* _Task input_:

________

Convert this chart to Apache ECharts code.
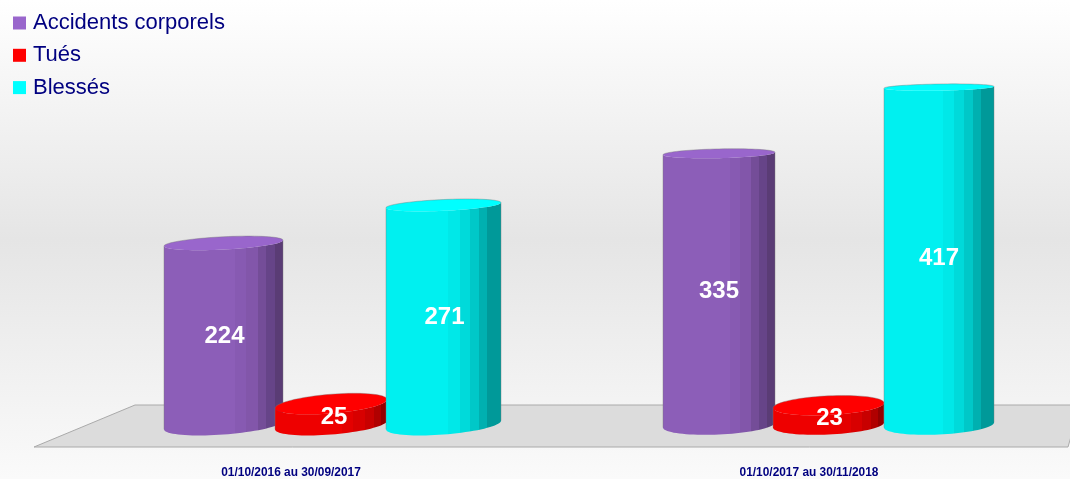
<!DOCTYPE html>
<html>
<head>
<meta charset="utf-8">
<style>html,body{margin:0;padding:0;background:#fff}#chart{width:1070px;height:479px}</style>
<script src="https://cdn.jsdelivr.net/npm/echarts@6/dist/echarts.min.js"></script>
</head>
<body>
<div id="chart"></div>
<script>
// values
var categories = ["01/10/2016 au 30/09/2017", "01/10/2017 au 30/11/2018"];
var seriesNames = ["Accidents corporels", "Tués", "Blessés"];
var accidents = [224, 335];
var tues = [25, 23];
var blesses = [271, 417];

// cylinder layout, per series then per category (the fake perspective shifts them)
var barOffset = [[-67.5, -90], [40, 19.5], [152.5, 130]];
var barWidth = [[119, 112], [112, 111], [115, 110]];
var labelShift = [[1, 0], [3, 1], [1, 0]];
var groupTilt = [5.5, 3.2];

var capColors = ["#9966cc", "#ff0000", "#00ffff"];
var bands = [
    [[0, "#8c5eb8"], [0.6, "#875ab2"], [0.69, "#8256aa"], [0.79, "#744d98"], [0.86, "#664488"], [0.93, "#5a3c75"]],
    [[0, "#ee0000"], [0.6, "#e40000"], [0.7, "#d80000"], [0.8, "#c80000"], [0.88, "#b00000"], [0.95, "#930000"]],
    [[0, "#00f0f0"], [0.54, "#00e8e8"], [0.64, "#00dada"], [0.73, "#00c8c8"], [0.81, "#00b0b0"], [0.88, "#009999"]]
];

function bandGradient(s, x0, x1) {
    var stops = [];
    bands[s].forEach(function (b, i) {
        if (i > 0) stops.push({ offset: b[0], color: bands[s][i - 1][1] });
        stops.push({ offset: b[0], color: b[1] });
    });
    stops.push({ offset: 1, color: bands[s][bands[s].length - 1][1] });
    return new echarts.graphic.LinearGradient(x0, 0, x1, 0, stops, true);
}

// point on a slanted ellipse
function ell(cx, cy, rx, ry, tilt, t) {
    return [cx + rx * Math.cos(t), cy + ry * Math.sin(t) - Math.cos(t) * tilt / 2];
}

function cylinder(s) {
    return function (params, api) {
        var g = api.value(0);
        var v = api.value(1);
        var center = api.coord([g, v]);
        var zero = api.coord([g, 0]);
        var cx = center[0] + barOffset[s][g];
        var rx = barWidth[s][g] / 2;
        var topY = center[1];
        var baseY = zero[1] + 1;
        var ry = 10 - v * 0.016;
        var topTilt = groupTilt[g] * ry / 6;
        var baseTilt = groupTilt[g] * 9.5 / 6;
        var body = [];
        var cap = [];
        var rim = [];
        var i;
        // base arc, left to right along the front
        for (i = 0; i <= 40; i++) {
            body.push(ell(cx, baseY, rx, 9.5, baseTilt, Math.PI - Math.PI * i / 40));
        }
        // top arc back, right to left along the front of the cap
        for (i = 0; i <= 40; i++) {
            body.push(ell(cx, topY, rx, ry, topTilt, Math.PI * i / 40));
        }
        for (i = 0; i < 80; i++) {
            cap.push(ell(cx, topY, rx, ry, topTilt, Math.PI * 2 * i / 80));
        }
        // grey line along the back of the cap, then the two sides
        for (i = 0; i <= 40; i++) {
            rim.push(ell(cx, topY, rx, ry, topTilt, -Math.PI * i / 40));
        }
        var lineStyle = { fill: null, stroke: "rgba(120,120,120,0.4)", lineWidth: 1 };
        return {
            type: "group",
            children: [
                {
                    type: "polygon",
                    shape: { points: body },
                    style: { fill: bandGradient(s, cx - rx, cx + rx) }
                },
                {
                    type: "polygon",
                    shape: { points: cap },
                    style: { fill: capColors[s] }
                },
                { type: "polyline", shape: { points: rim }, style: lineStyle },
                { type: "polyline", shape: { points: [body[0], body[81]] }, style: lineStyle },
                { type: "polyline", shape: { points: [body[40], body[41]] }, style: lineStyle },
                {
                    type: "text",
                    style: {
                        x: cx + labelShift[s][g],
                        y: (topY + baseY) / 2 + (v < 50 ? 3 : 2),
                        text: String(v),
                        fill: "#ffffff",
                        font: "bold 24px 'Liberation Sans'",
                        align: "center",
                        verticalAlign: "middle"
                    }
                }
            ]
        };
    };
}

var seriesData = [accidents, tues, blesses];

var myChart = echarts.init(document.getElementById("chart"), null, { width: 1070, height: 479 });

var option = {
    animation: false,
    backgroundColor: new echarts.graphic.LinearGradient(0, 0, 0, 1, [
        { offset: 0, color: "#ffffff" },
        { offset: 0.5, color: "#e5e5e5" },
        { offset: 1, color: "#fafafa" }
    ]),
    grid: { left: 32, right: 2, top: 20.3, bottom: 52.5 },
    legend: {
        orient: "vertical",
        left: 8,
        top: 7,
        itemWidth: 13,
        itemHeight: 13,
        itemGap: 10.3,
        icon: "rect",
        data: seriesNames,
        textStyle: { color: "#000080", fontSize: 22, fontFamily: "Liberation Sans", padding: [0, 0, 0, 2] }
    },
    xAxis: {
        type: "category",
        data: categories,
        axisLine: { show: false },
        axisTick: { show: false },
        axisLabel: { color: "#000080", fontSize: 11.9, fontWeight: "bold", fontFamily: "Liberation Sans", margin: 43 }
    },
    yAxis: { type: "value", min: 0, max: 500, show: false },
    graphic: [{
        type: "polygon",
        z: 0,
        shape: { points: [[34, 447], [135, 405], [1080, 405], [1068, 447]] },
        style: { fill: "#dcdcdc", stroke: "#aaaaaa", lineWidth: 1 }
    }],
    series: seriesNames.map(function (name, s) {
        return {
            name: name,
            type: "custom",
            renderItem: cylinder(s),
            itemStyle: { color: capColors[s] },
            encode: { x: 0, y: 1 },
            data: seriesData[s].map(function (v, g) { return [g, v]; })
        };
    })
};
myChart.setOption(option);
</script>
</body>
</html>
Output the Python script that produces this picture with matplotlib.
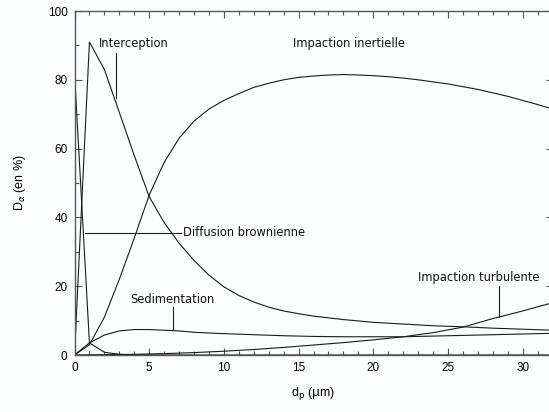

________

* _What to do_:
Each record above should be copied character for character, with pictures dropped.

* _Result of this task_:
Convert this chart to Apache ECharts code.
<!DOCTYPE html>
<html>
<head>
<meta charset="utf-8">
<style>html,body{margin:0;padding:0;background:#fff}#chart{width:1070px;height:479px}</style>
<script src="https://cdn.jsdelivr.net/npm/echarts@6/dist/echarts.min.js"></script>
</head>
<body>
<div id="chart"></div>
<script>
// values
var categories = ["01/10/2016 au 30/09/2017", "01/10/2017 au 30/11/2018"];
var seriesNames = ["Accidents corporels", "Tués", "Blessés"];
var accidents = [224, 335];
var tues = [25, 23];
var blesses = [271, 417];

// cylinder layout, per series then per category (the fake perspective shifts them)
var barOffset = [[-67.5, -90], [40, 19.5], [152.5, 130]];
var barWidth = [[119, 112], [112, 111], [115, 110]];
var labelShift = [[1, 0], [3, 1], [1, 0]];
var groupTilt = [5.5, 3.2];

var capColors = ["#9966cc", "#ff0000", "#00ffff"];
var bands = [
    [[0, "#8c5eb8"], [0.6, "#875ab2"], [0.69, "#8256aa"], [0.79, "#744d98"], [0.86, "#664488"], [0.93, "#5a3c75"]],
    [[0, "#ee0000"], [0.6, "#e40000"], [0.7, "#d80000"], [0.8, "#c80000"], [0.88, "#b00000"], [0.95, "#930000"]],
    [[0, "#00f0f0"], [0.54, "#00e8e8"], [0.64, "#00dada"], [0.73, "#00c8c8"], [0.81, "#00b0b0"], [0.88, "#009999"]]
];

function bandGradient(s, x0, x1) {
    var stops = [];
    bands[s].forEach(function (b, i) {
        if (i > 0) stops.push({ offset: b[0], color: bands[s][i - 1][1] });
        stops.push({ offset: b[0], color: b[1] });
    });
    stops.push({ offset: 1, color: bands[s][bands[s].length - 1][1] });
    return new echarts.graphic.LinearGradient(x0, 0, x1, 0, stops, true);
}

// point on a slanted ellipse
function ell(cx, cy, rx, ry, tilt, t) {
    return [cx + rx * Math.cos(t), cy + ry * Math.sin(t) - Math.cos(t) * tilt / 2];
}

function cylinder(s) {
    return function (params, api) {
        var g = api.value(0);
        var v = api.value(1);
        var center = api.coord([g, v]);
        var zero = api.coord([g, 0]);
        var cx = center[0] + barOffset[s][g];
        var rx = barWidth[s][g] / 2;
        var topY = center[1];
        var baseY = zero[1] + 1;
        var ry = 10 - v * 0.016;
        var topTilt = groupTilt[g] * ry / 6;
        var baseTilt = groupTilt[g] * 9.5 / 6;
        var body = [];
        var cap = [];
        var rim = [];
        var i;
        // base arc, left to right along the front
        for (i = 0; i <= 40; i++) {
            body.push(ell(cx, baseY, rx, 9.5, baseTilt, Math.PI - Math.PI * i / 40));
        }
        // top arc back, right to left along the front of the cap
        for (i = 0; i <= 40; i++) {
            body.push(ell(cx, topY, rx, ry, topTilt, Math.PI * i / 40));
        }
        for (i = 0; i < 80; i++) {
            cap.push(ell(cx, topY, rx, ry, topTilt, Math.PI * 2 * i / 80));
        }
        // grey line along the back of the cap, then the two sides
        for (i = 0; i <= 40; i++) {
            rim.push(ell(cx, topY, rx, ry, topTilt, -Math.PI * i / 40));
        }
        var lineStyle = { fill: null, stroke: "rgba(120,120,120,0.4)", lineWidth: 1 };
        return {
            type: "group",
            children: [
                {
                    type: "polygon",
                    shape: { points: body },
                    style: { fill: bandGradient(s, cx - rx, cx + rx) }
                },
                {
                    type: "polygon",
                    shape: { points: cap },
                    style: { fill: capColors[s] }
                },
                { type: "polyline", shape: { points: rim }, style: lineStyle },
                { type: "polyline", shape: { points: [body[0], body[81]] }, style: lineStyle },
                { type: "polyline", shape: { points: [body[40], body[41]] }, style: lineStyle },
                {
                    type: "text",
                    style: {
                        x: cx + labelShift[s][g],
                        y: (topY + baseY) / 2 + (v < 50 ? 3 : 2),
                        text: String(v),
                        fill: "#ffffff",
                        font: "bold 24px 'Liberation Sans'",
                        align: "center",
                        verticalAlign: "middle"
                    }
                }
            ]
        };
    };
}

var seriesData = [accidents, tues, blesses];

var myChart = echarts.init(document.getElementById("chart"), null, { width: 1070, height: 479 });

var option = {
    animation: false,
    backgroundColor: new echarts.graphic.LinearGradient(0, 0, 0, 1, [
        { offset: 0, color: "#ffffff" },
        { offset: 0.5, color: "#e5e5e5" },
        { offset: 1, color: "#fafafa" }
    ]),
    grid: { left: 32, right: 2, top: 20.3, bottom: 52.5 },
    legend: {
        orient: "vertical",
        left: 8,
        top: 7,
        itemWidth: 13,
        itemHeight: 13,
        itemGap: 10.3,
        icon: "rect",
        data: seriesNames,
        textStyle: { color: "#000080", fontSize: 22, fontFamily: "Liberation Sans", padding: [0, 0, 0, 2] }
    },
    xAxis: {
        type: "category",
        data: categories,
        axisLine: { show: false },
        axisTick: { show: false },
        axisLabel: { color: "#000080", fontSize: 11.9, fontWeight: "bold", fontFamily: "Liberation Sans", margin: 43 }
    },
    yAxis: { type: "value", min: 0, max: 500, show: false },
    graphic: [{
        type: "polygon",
        z: 0,
        shape: { points: [[34, 447], [135, 405], [1080, 405], [1068, 447]] },
        style: { fill: "#dcdcdc", stroke: "#aaaaaa", lineWidth: 1 }
    }],
    series: seriesNames.map(function (name, s) {
        return {
            name: name,
            type: "custom",
            renderItem: cylinder(s),
            itemStyle: { color: capColors[s] },
            encode: { x: 0, y: 1 },
            data: seriesData[s].map(function (v, g) { return [g, v]; })
        };
    })
};
myChart.setOption(option);
</script>
</body>
</html>
Output the Python script that produces this picture with matplotlib.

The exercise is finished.